Cyclists from all over south-east London head off for the nearby North Downs lanes on weekday evenings and at weekends, often en masse as part of clubs. A lot of popular routes (like this one) leave from Crystal Palace/Elmers End and involve Westerham, Downe, Brasted and Cudham with some testing climbs, great scenery and relatively car-free lanes. You can do one of these routes on an old hybrid or mountain bike… you don’t need the latest road bike. There are hills, of course, though so a smidgeon of fitness is required. And although the lovely green lanes are nearly car-free at times, always bear in mind a Range Rover is about to come round the corner.

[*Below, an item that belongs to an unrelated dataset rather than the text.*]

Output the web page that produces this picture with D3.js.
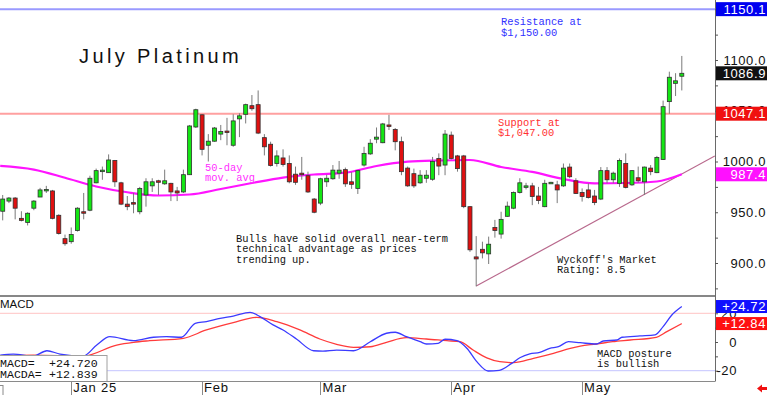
<!DOCTYPE html>
<html>
<head>
<meta charset="utf-8">
<script src="https://cdn.jsdelivr.net/npm/d3@7"></script>
<style>
  body { margin: 0; background: #fff; }
  svg { display: block; }
</style>
</head>
<body>
<div id="chart"></div>
<script>
// daily candles, mid-Dec 2024 .. mid-May 2025 (index = trading day)
const opens = [951,961,964,944,940,954,965,972,971,947, 924,921,932,950.5,952,979,991,989,1001,979,
  958,959.5,950.5,967,976,981,978,978.5,971,970, 987,1034,1046,1016,1020,1027,1030,1016,1042,1046.5,
  1055,1056,1023.5,1017,998,1003.5,998,987.5,988.5,986, 963,959,980,983,988.5,992,980,973.5,996.5,1007.5,
  1022,1018.5,1036,1031.5,1019.5,993.5,988,979,983.5,982.5, 1003,996.5,1026,1005.5,1005.5,955.5,906,913.5,909,935,
  928.5,946,954,969.5,975.5,976,966,955.5,979,977, 976,994.5,981,969.5,972,966,963,991,982,978.5,
  998,977,984,980,993.5,989,1002,1059,1077,1084];
const highs = [967,965,965,951,950,962,974,976,972,948, 928,935,955,969,986,993,995,1007,1001.5,980,
  966,969,975,983.5,983.5,982,992,979,975,992, 1036,1052,1046.5,1027,1034,1036,1043,1046.5,1047.5,1057,
  1065.5,1070,1027,1019.5,1011,1012,1006,995,1004.5,990, 964,984,987,996.5,1000.5,994,989.5,991.5,1014.5,1022,
  1033.5,1038,1046,1033,1024.5,995,993,991.5,991.5,1004.5, 1008,1031,1029.5,1006.5,1006.5,956,926.5,921,926,942.5,
  950.5,960.5,970.5,983.5,979,979,975,982,980,981, 998,998,983.5,973.5,978.5,972,994.5,994.5,990,1003,
  1008,991.5,995,995,996.5,1005.5,1060,1088.5,1087,1104];
const lows = [942,959,943,941,937,952,965,969,943,928, 917,919,931,943,951,978.5,982,989,975,957,
  952,949,948,955.5,970,967,977,961,961,969, 987,1033,1006,1000,1019.5,1021,1016,1014.5,1024,1037.5,
  1050,1027,1006,995,995,995,978.5,977,982,969, 949,957,975,982,983,975,973,968,995,1006.5,
  1018,1018,1031,1011,986.5,975,974,978,979,981, 986.5,986.5,1002,990,954,911,877,904.5,899,925,
  924,945.5,953,968.5,972.5,957,958,955,978.5,959, 975,983.5,968,960.5,963.5,957,962,978.5,978.5,975,
  973.5,976,979,967,986.5,988.5,1001.5,1047,1064.5,1070];
const closes = [963,964,954,942,949,961,972,972.5,944,929, 919,928,954,949.5,983.5,991,991.5,1001.5,980,958,
  955.5,958,973.5,980,980,979.5,981,970,969,987, 1035,1051,1012,1020,1033,1029.5,1029,1040,1045,1056,
  1052,1028,1014.5,996,1005.5,997,980,979.5,987,970, 950,983,983.5,991.5,991.5,978,977.5,991,1008,1018,
  1024,1037,1034.5,1019.5,990,976,976,986.5,986.5,1000, 995.5,1027,1003,993,955.5,913,904,910,918.5,932,
  943,956,969.5,979,976,965.5,961.5,978.5,979.5,972, 993.5,985,968.5,965.5,964.5,959.5,991,982,988.5,1001,
  974.5,991,981,994.5,990,1004,1054,1083,1079.5,1086.9];

// 50-day moving average, read at these day indices
const maAt = [-0.4,5,10,15,20,25,30,35,40,45,50,55,60,65,70,75,80,85,90,95,100,105,109];
const ma = [995.6,992,984,975.4,969.7,966.5,967.5,972.9,978.8,984.2,987.2,989,995.6,999.8,1001,1001.5,994.6,989.7,982.8,978.5,978.8,980.3,987.4];

// MACD (blue) and its average (red)
const macdAt = [-0.4,1.7,4.9,7.1,9.2,12.9,15.1,17.2,21,24.2,26.3,28.7,30.9,32.7,34.9,37,39.7,41.3,43.4,45,
  47.2,49.9,51.4,53.6,56.3,59,61.6,63,64.8,67,68,69.9,71,72.9,74.5,76.1,77.9,79.7,81.7,83,
  84.6,86.2,87.8,89.2,90.8,92.7,95.3,96.4,98.6,99.4,102.3,104.7,106,107.4,109];
const macd = [-9.1,-8.4,-9.8,-6.1,-8.4,-9.8,-2.1,3.7,0.9,3.3,3.7,3.3,13,14.2,16.5,18.1,20.7,17.7,11.9,8.4,
  1.9,-6.1,-6.3,-5.6,-6.1,0.2,6.1,6.8,3.7,0.2,-1.4,-0.9,1.9,0.9,-4.4,-13.7,-20.2,-19.7,-14.9,-11,
  -8.2,-7.2,-4.4,-3.3,0.2,-0.5,-1.4,0.7,1.4,3.3,4.2,4.9,10.7,18.8,24.72];
const signalAt = [-0.4,4.9,12.9,18.3,21,23.6,29,32.7,37,40.8,44,47.7,50.9,53.6,56.3,59,61.6,64.8,68,71.3,
  73.4,75.5,77.7,79.8,82,85.2,88.4,91.1,92.7,95.3,97.9,100.7,104.9,106.6,109];
const signal = [-9.8,-9.1,-9.8,-2.1,-0.2,0.9,2.6,8.4,13.5,17.2,14.2,8.4,2.1,-1.6,-3.7,-3.3,-0.2,3,2.1,0.9,
  0.2,-5.6,-11,-13.7,-14.4,-11.4,-7.9,-4.4,-2.8,-1.4,0.2,1.4,3.3,7.2,12.84];

// month ticks
const monthAt = [11, 32, 51, 72, 93];
const monthLabels = ["Jan 25", "Feb", "Mar", "Apr", "May"];

// drawn levels
const resistance = 1150.1;
const support = 1047.1;
const trendAt = [76, 114.3];
const trendPrice = [877.3, 1005.4];
const lastPrice = 1086.9;
const lastMa = 987.4;
const lastMacd = 24.72, lastSignal = 12.84;
const legendRows = [["MACD=", "+24.720"], ["MACDA=", "+12.839"]];

const width = 768, height = 395;
const plotRight = 715;
const priceBottom = 296, macdBottom = 381.5;
const sans = "'Liberation Sans', Arial, sans-serif";
const mono = "'Liberation Mono', 'DejaVu Sans Mono', monospace";

const x = d3.scaleLinear().domain([0, 109]).range([2.7, 681.8]);
const y = d3.scaleLinear().domain([900, 1100]).range([263, 60]);
const ym = d3.scaleLinear().domain([-20, 20]).range([370.7, 313.3]);

const svg = d3.select("#chart").append("svg")
  .attr("width", width)
  .attr("height", height)
  .attr("viewBox", [0, 0, width, height]);

svg.append("rect").attr("width", width).attr("height", height).attr("fill", "#fff");

const defs = svg.append("defs");
defs.append("clipPath").attr("id", "pclip").append("rect")
  .attr("x", 0).attr("y", 0).attr("width", plotRight).attr("height", priceBottom);
defs.append("clipPath").attr("id", "mclip").append("rect")
  .attr("x", 0).attr("y", priceBottom).attr("width", plotRight).attr("height", macdBottom - priceBottom);

// ---- price panel
const price = svg.append("g").attr("clip-path", "url(#pclip)");

price.append("line")
  .attr("x1", 0).attr("x2", plotRight)
  .attr("y1", y(resistance)).attr("y2", y(resistance))
  .attr("stroke", "#9a9aff").attr("stroke-width", 2);
price.append("line")
  .attr("x1", 0).attr("x2", plotRight)
  .attr("y1", y(support)).attr("y2", y(support))
  .attr("stroke", "#ffa0a0").attr("stroke-width", 2);

price.append("line")
  .attr("x1", x(trendAt[0])).attr("x2", x(trendAt[1]))
  .attr("y1", y(trendPrice[0])).attr("y2", y(trendPrice[1]))
  .attr("stroke", "#b8688c").attr("stroke-width", 1.2);

price.append("path")
  .datum(d3.zip(maAt, ma))
  .attr("fill", "none")
  .attr("stroke", "#ff14ff")
  .attr("stroke-width", 2.2)
  .attr("d", d3.line().x(d => x(d[0])).y(d => y(d[1])).curve(d3.curveMonotoneX));

const I = d3.range(opens.length);
const candle = price.append("g").selectAll("g").data(I).join("g");
candle.append("line")
  .attr("x1", i => x(i)).attr("x2", i => x(i))
  .attr("y1", i => y(highs[i])).attr("y2", i => y(lows[i]))
  .attr("stroke", "#7a7a7a");
candle.append("rect")
  .attr("x", i => x(i) - 2)
  .attr("width", 4)
  .attr("y", i => y(Math.max(opens[i], closes[i])))
  .attr("height", i => Math.max(1.5, Math.abs(y(opens[i]) - y(closes[i]))))
  .attr("fill", i => closes[i] >= opens[i] ? "#14e614" : "#e01010")
  .attr("stroke", "#303030")
  .attr("stroke-width", 0.8);

// annotations
svg.append("text")
  .attr("x", 79).attr("y", 63)
  .attr("font-family", sans).attr("font-size", 20).attr("letter-spacing", 3.4)
  .attr("fill", "#111")
  .text("July Platinum");

function note(xp, yp, lines, color) {
  const t = svg.append("text")
    .attr("font-family", mono).attr("font-size", 10.4)
    .attr("fill", color);
  lines.forEach((s, k) => t.append("tspan").attr("x", xp).attr("y", yp + k * 10.5).text(s));
}
note(501, 25, ["Resistance at", "$1,150.00"], "#3030ff");
note(498, 125.5, ["Support at", "$1,047.00"], "#ff3030");
note(205, 170.5, ["50-day", "mov. avg"], "#ff30ff");
note(236, 241.5, ["Bulls have solid overall near-term", "technical advantage as prices", "trending up."], "#111");
note(557, 262.5, ["Wyckoff's Market", "Rating: 8.5"], "#111");
note(597, 356.5, ["MACD posture", "is bullish"], "#111");

// ---- MACD panel
const mg = svg.append("g").attr("clip-path", "url(#mclip)");
mg.append("line").attr("x1", 0).attr("x2", plotRight).attr("y1", ym(20)).attr("y2", ym(20))
  .attr("stroke", "#ffc4c4");
mg.append("line").attr("x1", 0).attr("x2", plotRight).attr("y1", ym(-20)).attr("y2", ym(-20))
  .attr("stroke", "#c4c4ff");

const mline = d3.line().x(d => x(d[0])).y(d => ym(d[1])).curve(d3.curveMonotoneX);
mg.append("path").datum(d3.zip(signalAt, signal))
  .attr("fill", "none").attr("stroke", "#ff3b3b").attr("stroke-width", 1.3).attr("d", mline);
mg.append("path").datum(d3.zip(macdAt, macd))
  .attr("fill", "none").attr("stroke", "#3b3bff").attr("stroke-width", 1.3).attr("d", mline);

svg.append("text").attr("x", 0).attr("y", 308)
  .attr("font-family", sans).attr("font-size", 11.5).attr("fill", "#111")
  .text("MACD");

const legend = svg.append("g");
legend.append("rect")
  .attr("x", -1).attr("y", 355.5).attr("width", 108).attr("height", 26)
  .attr("fill", "#fff").attr("stroke", "#a0a0a0");
legendRows.forEach(([a, b], k) => {
  const yy = 366.5 + k * 11;
  legend.append("text").attr("x", 0).attr("y", yy)
    .attr("font-family", mono).attr("font-size", 11.6).attr("fill", "#111").text(a);
  legend.append("text").attr("x", 49).attr("y", yy)
    .attr("font-family", mono).attr("font-size", 11.6).attr("fill", "#111").text(b);
});

// panel frames
svg.append("line").attr("x1", 0).attr("x2", plotRight).attr("y1", priceBottom).attr("y2", priceBottom)
  .attr("stroke", "#111").attr("stroke-width", 1.2);
svg.append("line").attr("x1", 0).attr("x2", plotRight).attr("y1", macdBottom).attr("y2", macdBottom)
  .attr("stroke", "#8a8a8a");
svg.append("line").attr("x1", plotRight + 0.5).attr("x2", plotRight + 0.5).attr("y1", 0).attr("y2", macdBottom)
  .attr("stroke", "#6a6a6a");

// ---- right axes
const priceAxis = d3.axisRight(y)
  .tickValues(d3.range(875, 1175, 25))
  .tickSize(3)
  .tickFormat(d => d % 50 === 0 ? d3.format(".1f")(d) : "");
svg.append("g")
  .attr("transform", `translate(${plotRight},0)`)
  .call(priceAxis)
  .call(g => g.select(".domain").remove())
  .call(g => g.selectAll(".tick line").attr("stroke", "#555"))
  .call(g => g.selectAll(".tick text")
    .attr("x", 51).attr("text-anchor", "end")
    .attr("font-family", sans).attr("font-size", 13).attr("letter-spacing", 0.6)
    .attr("fill", "#111"));

const macdAxis = d3.axisRight(ym)
  .tickValues([-20, -10, 0, 10, 20])
  .tickSize(3)
  .tickFormat(d => d % 20 === 0 ? d : "");
svg.append("g")
  .attr("transform", `translate(${plotRight},0)`)
  .call(macdAxis)
  .call(g => g.select(".domain").remove())
  .call(g => g.selectAll(".tick line").attr("stroke", "#555"))
  .call(g => g.selectAll(".tick text")
    .attr("x", 22).attr("text-anchor", "end")
    .attr("font-family", sans).attr("font-size", 13).attr("letter-spacing", 0.6)
    .attr("fill", "#111"));

// value boxes on the right axis
function valueBox(yy, h, text, color) {
  svg.append("rect")
    .attr("x", plotRight + 1).attr("y", yy - h / 2).attr("width", width - plotRight - 2).attr("height", h)
    .attr("fill", color);
  svg.append("text")
    .attr("x", 766).attr("y", yy).attr("dy", "0.36em").attr("text-anchor", "end")
    .attr("font-family", sans).attr("font-size", 13).attr("letter-spacing", 0.6)
    .attr("fill", "#fff").text(text);
}
valueBox(y(resistance), 14, d3.format(".1f")(resistance), "#0000f0");
valueBox(y(lastPrice), 14, d3.format(".1f")(lastPrice), "#111");
valueBox(y(support), 14, d3.format(".1f")(support), "#f01010");
valueBox(y(lastMa), 14, d3.format(".1f")(lastMa), "#ff10ff");
valueBox(ym(lastMacd), 13, d3.format("+.2f")(lastMacd), "#1010ff");
valueBox(ym(lastSignal), 13, d3.format("+.2f")(lastSignal), "#ff1010");

// ---- date axis
const dates = svg.append("g");
dates.selectAll("line").data(monthAt).join("line")
  .attr("x1", i => Math.round(x(i)) + 0.5).attr("x2", i => Math.round(x(i)) + 0.5)
  .attr("y1", macdBottom).attr("y2", height)
  .attr("stroke", "#8a8a8a");
dates.selectAll("text").data(monthAt).join("text")
  .attr("x", i => x(i) + 2).attr("y", 392)
  .attr("font-family", sans).attr("font-size", 13).attr("letter-spacing", 0.8)
  .attr("fill", "#111")
  .text((d, k) => monthLabels[k]);
dates.append("rect").attr("x", -1).attr("y", 385.5).attr("width", 4).attr("height", 12)
  .attr("fill", "none").attr("stroke", "#8a8a8a");

// little red arrow bottom right
svg.append("path")
  .attr("d", "M757,388.5 L762,384.5 L762,387 L767,387 L767,390 L762,390 L762,392.5 Z")
  .attr("fill", "#f01010");
</script>
</body>
</html>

I’m partial to a good cycle too, along with various members of the fam, but we don’t think heading out on the busy ‘A’ roads is a lot of fun, so we plonk the bikes on a rack and drive to Downe or Cudham, park up, shed the bikes and off we go.
Here’s route one (Downe, Knockholt Cudham, Downe):
Route map for Downe/Cudham Cycle, 1 Hour by Adam McCulloch on plotaroute.com
Go to menu (top right) and click on ‘hills’ to get a profile view of the route with terrain guide, gradients and heights above sea level. The second half of the route, after Hawley’s Corner, is remarkably traffic free but at all times, however quiet, you should anticipate a Range Rover swinging round the corner ahead of you. There are some fabulous downhill sections later in the ride (Shelley’s Lane, Knockholt and Downe Rd on leaving Cudham) where really high speeds can be built up quickly but please just imagine a car pulling out (there’s one or two driveways) or coming round a corner quickly. The final (steep) hill, back up to Downe village (Cudham Rd), is through Downe Bank, one of Charles Darwin’s research zones. Some massive history right there in those woods.
Here’s a link to a topographic view of the route; there’re more uphills than down but don’t be misled; most of the uphills are gentle whereas the downhills are sharper.
Route 2 (via Chevening): Downe, Horns Green, Chevening hamlet, Knockholt, Cudham, Downe
Route map for Downe/Chevening/Cudham by Adam McCulloch on plotaroute.com
This one’s a bit longer at 16 miles (say 90 mins) and adds in one gorgeous downhill (Brasted Hill) and one strenuous uphill section (Starhill Rd). The route is easy to extend to Brasted and Ide Hill, even Hever, if you like, but those roads tend to be a bit busier. On the map it looks as if you have to double back at Chevening but in fact you can take your bike on a footpath behind the church to join the road and crack on up Starhill Rd. Oh yes, Chevening House is where Boris Johnson, Liam Fox and David Davis periodically hang out. The church and houses there are very nice though. A third Downe variation, taking in the very quiet but taxing Sundridge Hill (rather than the busier Starhill Rd) is here:https://www.plotaroute.com/embedmap/447637
Route map for Downe/Knockholt Pound/Cudham by Adam McCulloch on plotaroute.com
Route 3: (Downe, Knockholt, New Years Lane, Cudham, Downe). This third route is very quiet traffic-wise and, at 14 miles, is a good little work out with a couple of steep hills. A nice road to cycle down is Blueberry Lane just before Knockholt Pound.
If you don’t fancy parking on the street at Downe (sometimes awkward) there is the car park at High Elms country park a mile to the north and the car park at Cudham recreation ground. Or just cycle all the way from Peckham/Lewisham or wherever. Or get the train to Orpington or Hayes and cycle from there. Take care on the busy roads though.